Beneath the horrific violence, which exposes the utter vulnerability, of all those living as captives in Gaza, which is one of the most crowded and impoverished communities on the planet, is a frightful structure of human abuse that the international community continues to turn its back upon, while preaching elsewhere adherence to the norm of ‘responsibility to protect’ whenever it suits NATO. More than half of the 1.6 million Gazans are refugees living in a total area of just over twice the size of the city of Washington, D.C.. The population has endured a punitive blockade since mid-2007 that makes daily life intolerable, and Gaza has been harshly occupied ever since 1967.
Israel has tried to fool the world by setting forth its narrative of a good faith withdrawal from Gaza in 2005, which was exploited by Palestinian militants as the time as an opportunity to launch deadly rocket attacks. The counter-narrative, accepted by most independent observers, is that the Israeli removal of troops and settlements was little more than a mere redeployment to the borders of Gaza, with absolute control over what goes in and what leaves, maintaining an open season of a license to kill at will, with no accountability and no adverse consequences, backed without question by the U.S. Government. From an international law point of view, Israel’s purported ‘disengagement’ from Gaza didn’t end its responsibility as an Occupying Power under the Geneva Conventions, and thus its master plan of subjecting the entire population of Gaza to severe forms of collective punishment amounts to a continuing crime against humanity, as well as a flagrant violation of Article 33 of Geneva IV. It is not surprising that so many who have observed the plight of Gaza at close range have described it as ‘the largest open air prison in the world.’

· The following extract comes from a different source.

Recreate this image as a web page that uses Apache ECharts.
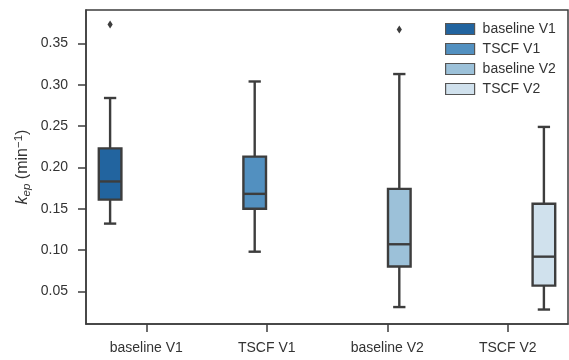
<!DOCTYPE html>
<html>
<head>
<meta charset="utf-8">
<script src="https://cdn.jsdelivr.net/npm/echarts@6/dist/echarts.min.js"></script>
<style>html,body{margin:0;padding:0;background:#fff}#c{width:569px;height:360px}</style>
</head>
<body>
<div id="c"></div>
<script>
// Categories (x axis) and hue groups
var categories = ['baseline V1', 'TSCF V1', 'baseline V2', 'TSCF V2'];
var groupNames = ['baseline V1', 'TSCF V1', 'baseline V2', 'TSCF V2'];
var groupColors = ['#22649f', '#5290c0', '#9cc1d9', '#d0e1ed'];
// Box statistics per group: [low whisker, Q1, median, Q3, high whisker]
var statsBaselineV1 = [0.132, 0.161, 0.183, 0.223, 0.284];
var statsTSCFV1 = [0.098, 0.150, 0.168, 0.213, 0.304];
var statsBaselineV2 = [0.031, 0.080, 0.107, 0.174, 0.313];
var statsTSCFV2 = [0.028, 0.057, 0.092, 0.156, 0.249];
// Outliers: [category index, hue index, value]
var outliers = [[0, 0, 0.373], [2, 2, 0.367]];
// Y tick labels
var yTicks = [0.05, 0.10, 0.15, 0.20, 0.25, 0.30, 0.35];

var allStats = [statsBaselineV1, statsTSCFV1, statsBaselineV2, statsTSCFV2];
var lineColor = '#3d3d3d';
var textColor = '#333333';
var nHue = groupNames.length;

function hueOffset(h, bw) {
  return (-0.4 + 0.2 * h + 0.1) * bw;
}

function renderBox(hue) {
  return function (params, api) {
    var cat = api.value(0);
    var bw = api.size([1, 0])[0];
    var off = hueOffset(hue, bw);
    var lo = api.coord([cat, api.value(1)]);
    var q1 = api.coord([cat, api.value(2)]);
    var med = api.coord([cat, api.value(3)]);
    var q3 = api.coord([cat, api.value(4)]);
    var hi = api.coord([cat, api.value(5)]);
    var cx = lo[0] + off;
    var w = 0.2 * bw - 1.5;
    var cap = w / 2;
    var ls = { stroke: lineColor, lineWidth: 2.4 };
    return {
      type: 'group',
      children: [
        { type: 'line', shape: { x1: cx, y1: q1[1], x2: cx, y2: lo[1] }, style: ls },
        { type: 'line', shape: { x1: cx, y1: q3[1], x2: cx, y2: hi[1] }, style: ls },
        { type: 'line', shape: { x1: cx - cap / 2 - 0.5, y1: lo[1], x2: cx + cap / 2 + 0.5, y2: lo[1] }, style: ls },
        { type: 'line', shape: { x1: cx - cap / 2 - 0.5, y1: hi[1], x2: cx + cap / 2 + 0.5, y2: hi[1] }, style: ls },
        { type: 'rect', shape: { x: cx - w / 2, y: q3[1], width: w, height: q1[1] - q3[1] },
          style: { fill: api.visual('color'), stroke: lineColor, lineWidth: 2.4 } },
        { type: 'line', shape: { x1: cx - w / 2, y1: med[1], x2: cx + w / 2, y2: med[1] }, style: ls }
      ]
    };
  };
}

var series = groupNames.map(function (name, h) {
  var s = allStats[h];
  return {
    name: name,
    type: 'custom',
    itemStyle: { color: groupColors[h] },
    renderItem: renderBox(h),
    encode: { x: 0, y: [1, 2, 3, 4, 5] },
    data: [[h, s[0], s[1], s[2], s[3], s[4]]],
    z: 2
  };
});

series.push({
  name: 'outliers',
  type: 'custom',
  renderItem: function (params, api) {
    var cat = api.value(0);
    var hue = api.value(1);
    var bw = api.size([1, 0])[0];
    var p = api.coord([cat, api.value(2)]);
    var cx = p[0] + hueOffset(hue, bw);
    var cy = p[1];
    return {
      type: 'polygon',
      shape: { points: [[cx, cy - 4], [cx + 2.6, cy], [cx, cy + 4], [cx - 2.6, cy]] },
      style: { fill: lineColor }
    };
  },
  encode: { x: 0, y: 2 },
  data: outliers,
  z: 3
});

var chart = echarts.init(document.getElementById('c'), null, { renderer: 'canvas' });
chart.setOption({
  animation: false,
  backgroundColor: '#ffffff',
  textStyle: { fontFamily: 'Liberation Sans, Arial, sans-serif' },
  grid: { left: 86, right: 1, top: 10, bottom: 36, show: true, borderColor: lineColor, borderWidth: 1.5, backgroundColor: 'transparent' },
  legend: {
    orient: 'vertical',
    left: 440,
    top: 17,
    itemWidth: 29,
    itemHeight: 11,
    itemGap: 6,
    icon: 'rect',
    textStyle: { fontSize: 14, color: textColor, padding: [0, 0, 0, 3] },
    data: groupNames.map(function (n, i) {
      return { name: n, itemStyle: { color: groupColors[i], borderColor: '#555555', borderWidth: 1.2 } };
    })
  },
  xAxis: {
    type: 'category',
    data: categories,
    axisLine: { show: true, lineStyle: { color: lineColor, width: 1.5 } },
    axisTick: { show: true, alignWithLabel: true, length: 8, lineStyle: { color: lineColor, width: 1.5 } },
    axisLabel: { fontSize: 14, color: textColor, margin: 17 },
    splitLine: { show: false }
  },
  yAxis: {
    type: 'value',
    min: 0.0105,
    max: 0.3905,
    name: '{k|k}{sub|ep} (min{sup|−1})',
    nameLocation: 'middle',
    nameGap: 53,
    nameMoveOverlap: false,
    nameTextStyle: {
      fontSize: 16, color: textColor, lineHeight: 20,
      rich: {
        k: { fontSize: 16, fontStyle: 'italic', color: textColor, lineHeight: 20, verticalAlign: 'middle' },
        sub: { fontSize: 11.5, fontStyle: 'italic', color: textColor, lineHeight: 20, verticalAlign: 'bottom' },
        sup: { fontSize: 11.5, color: textColor, lineHeight: 20, verticalAlign: 'top' }
      }
    },
    axisLine: { show: true, lineStyle: { color: lineColor, width: 1.5 } },
    axisTick: { show: true, length: 8, customValues: yTicks, lineStyle: { color: lineColor, width: 1.5 } },
    axisLabel: {
      fontSize: 14, color: textColor, margin: 18, customValues: yTicks,
      formatter: function (v) { return v.toFixed(2); }
    },
    splitLine: { show: false }
  },
  series: series
});
</script>
</body>
</html>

The Netanyahu government pursues a policy that is best understood from the perspective of settler colonialism. What distinguishes settler colonialism from other forms of colonialism is the resolve of the colonialists not only to exploit and dominate, but to make the land their own and superimpose their own culture on that of indigenous population. In this respect, Israel is well served by the Hamas/Fatah split, and seeks to induce the oppressed Palestinian to give up their identity along with their resistance struggle even to the extent of asking Palestinians in Israel to take an oath of loyalty to Israel as ‘a Jewish state.’ Actually, unlike the West Bank and East Jerusalem, Israel has no long-term territorial ambitions in Gaza. Israel’s short-term solution to its so-called ‘demographic problem’ (that is, worries about the increase in the population of Palestinians relative to Jews) could be greatly eased if Egypt would absorb Gaza, or if Gaza would become a permanently separate entity, provided it could be reliably demilitarized. What makes Gaza presently useful to the Israelis is their capacity to manage the level of violence, both as a distraction from other concerns (e.g. backing down in relation to Iran; accelerated expansion of the settlements) and as a way of convincing their own people that dangerous enemies remain and must be dealt with by the iron fist of Israeli militarism.
In the background, but not very far removed from the understanding of observers, are two closely related developments. The first is the degree to which the continuing expansion of Israeli settlements has made it unrealistic to suppose that a viable Palestinian state will ever emerge from direct negotiations. The second, underscored by the recent merger of Netanyahu and Lieberman forces, is the extent to which the Israeli governing process has indirectly itself irreversibly embraced the vision of Greater Israel encompassing all of Jerusalem and most of the West Bank. The fact that world leaders in the West keep repeating the mantra of peace through direct negotiations is either an expression of the grossest incompetence or totally bad faith. At minimum, Washington and the others calling for the resumption of direct negotiations owe it to all of us to explain how it will be possible to establish a Palestinian state within 1967 borders when it means the displacement of most of the 600,000 armed settlers now defended by the Israeli Defense Forces, and spread throughout occupied Palestine. Such an explanation would also have to show why Israel is being allowed to quietly legalize the 100 or so ‘outposts,’ settlements spread around the West Bank that had been previously unlawful even under Israeli law. Such moves toward legalization deserve the urgent attention of all those who continue to proclaim their faith in a two-state solution, but instead are ignored.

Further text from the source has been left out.